Core challenges you’ll face:

  • Chunked Data Parsing: Heap snapshots are huge; you’ll receive them in small chunks that you must reassemble.

  • Graph Construction: Understanding the relationship between “Nodes” and “Edges” in the V8 heap format.

  • Big Data Visualization: How to represent 100,000 objects in a way that a human can understand.

Key Concepts

  • HeapProfiler Domain: HeapProfiler.takeHeapSnapshot.

  • V8 Heap Format: Nodes, Edges, and retained sizes.


Project 10: The BiDi Bridge (Protocol Translation)

  • File: LEARN_BROWSER_AUTOMATION_PROTOCOLS_DEEP_DIVE.md

  • Main Programming Language: Node.js or Python

  • Alternative Programming Languages: Rust, Go

  • Coolness Level: Level 5: Pure Magic (Super Cool)

  • Business Potential: 5. The “Industry Disruptor”

  • Difficulty: Level 5: Master

  • Knowledge Area: Specification Implementation / Protocol Design

  • Software or Tool: WebDriver BiDi Spec, Chrome/Chromium

  • Main Book: “The Pragmatic Programmer” by Andrew Hunt and David Thomas

What you’ll build: A proxy server that accepts WebDriver BiDi commands (W3C standard) and translates them on-the-fly into CDP commands (Chrome specific). You are essentially building a custom browser driver.

Why it teaches browser internals: This is the ultimate “First-Principles” project. You’ll realize that high-level standards (BiDi) are just abstractions over low-level engine capabilities (CDP). You’ll have to map concepts like “Browsing Contexts” to “Targets” and “Realms” to “Execution Contexts.”

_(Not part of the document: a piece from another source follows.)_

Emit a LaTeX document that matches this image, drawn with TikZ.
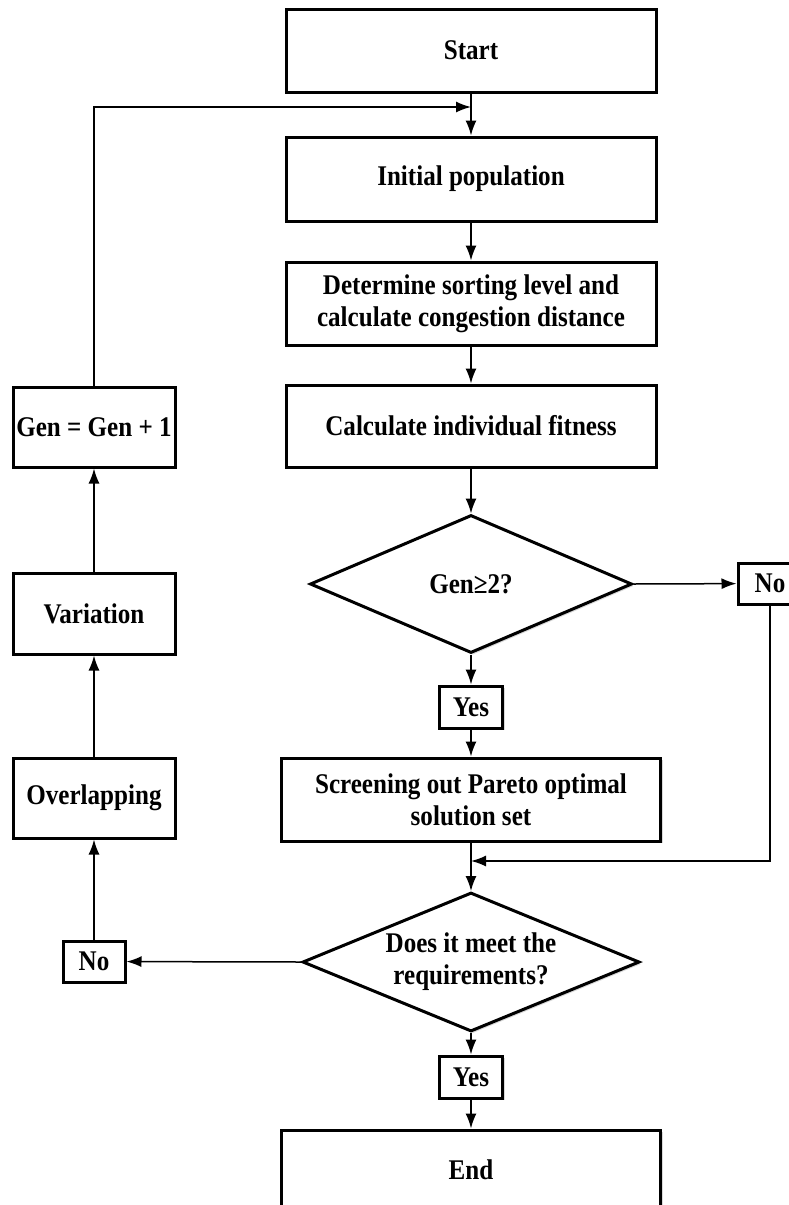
\documentclass[tikz,border=0pt]{standalone}
\usepackage{fontspec}
\setmainfont[FakeStretch=0.88]{Liberation Serif}
\usepackage{tikz}
\usetikzlibrary{arrows.meta}
\usetikzlibrary{shapes.geometric}
\usetikzlibrary{shadows}

\tikzset{
  box/.style={draw, line width=3pt, fill=white, align=center, inner sep=0pt,
    font=\bfseries\fontsize{28.5}{32}\selectfont,
    drop shadow={shadow xshift=2pt, shadow yshift=-2pt, opacity=0.3, fill=gray}},
  decision/.style={box, diamond, aspect=2.3},
  flow/.style={line width=1.5pt, -{Latex[length=15pt,width=11pt]}},
}

\begin{document}
\begin{tikzpicture}[x=1pt,y=-1pt]
\useasboundingbox (0,0) rectangle (789,1205);

% main column
\node[box, minimum width=370pt, minimum height=83pt] (start) at (471,50.5) {Start};
\node[box, minimum width=370pt, minimum height=84pt] (init) at (471,179) {Initial population};
\node[box, minimum width=370pt, minimum height=83pt] (sort) at (471,303.5) {Determine sorting level and\\calculate congestion distance};
\node[box, minimum width=370pt, minimum height=82pt] (fit) at (471,426) {Calculate individual fitness};

\node[decision, minimum width=322pt, minimum height=138pt] (gencheck) at (471,584) {Gen≥2?};
\node[box, minimum width=64pt, minimum height=41pt] (nogen) at (770,583.5) {No};
\node[box, minimum width=63pt, minimum height=42pt] (yesgen) at (471,707) {Yes};

\node[box, minimum width=379pt, minimum height=83pt] (pareto) at (471,799.5) {Screening out Pareto optimal\\solution set};

\node[decision, minimum width=337pt, minimum height=139pt] (req) at (471,962) {Does it meet the\\requirements?};
\node[box, minimum width=62pt, minimum height=41pt] (noreq) at (94,961.5) {No};
\node[box, minimum width=63pt, minimum height=42pt] (yesreq) at (471,1077) {Yes};
\node[box, minimum width=379pt, minimum height=80pt] (stop) at (471,1170) {End};

% loop column
\node[box, minimum width=162pt, minimum height=80pt] (overlap) at (94,798) {Overlapping};
\node[box, minimum width=162pt, minimum height=81pt] (vary) at (94,613.5) {Variation};
\node[box, minimum width=162pt, minimum height=80pt] (gennext) at (94,427) {Gen = Gen + 1};

\coordinate (loopin) at (471,107);
\coordinate (merge) at (471,861);

\draw[flow] (start) -- (init);
\draw[flow] (gennext.north) |- (loopin);
\draw[flow] (init) -- (sort);
\draw[flow] (sort) -- (fit);
\draw[flow] (fit) -- (gencheck);
\draw[flow] (gencheck.east) -- (nogen);
\draw[flow] (gencheck.south) -- (yesgen);
\draw[flow] (yesgen) -- (pareto);
\draw[flow] (nogen.south) |- (merge);
\draw[flow] (pareto) -- (req.north);
\draw[flow] (req.west) -- (noreq);
\draw[flow] (req.south) -- (yesreq);
\draw[flow] (yesreq) -- (stop);
\draw[flow] (noreq) -- (overlap);
\draw[flow] (overlap) -- (vary);
\draw[flow] (vary) -- (gennext);

\end{tikzpicture}
\end{document}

Core challenges you’ll face:

  • Spec Compliance: Reading the W3C spec and ensuring your JSON responses match the required schema exactly.

  • Concept Mapping: Bridging the gap between two different philosophies of browser control.

  • Bidirectional Proxying: Forwarding events from Chrome back to the BiDi client correctly.

Key Concepts

  • WebDriver BiDi Spec: Understanding the upcoming standard.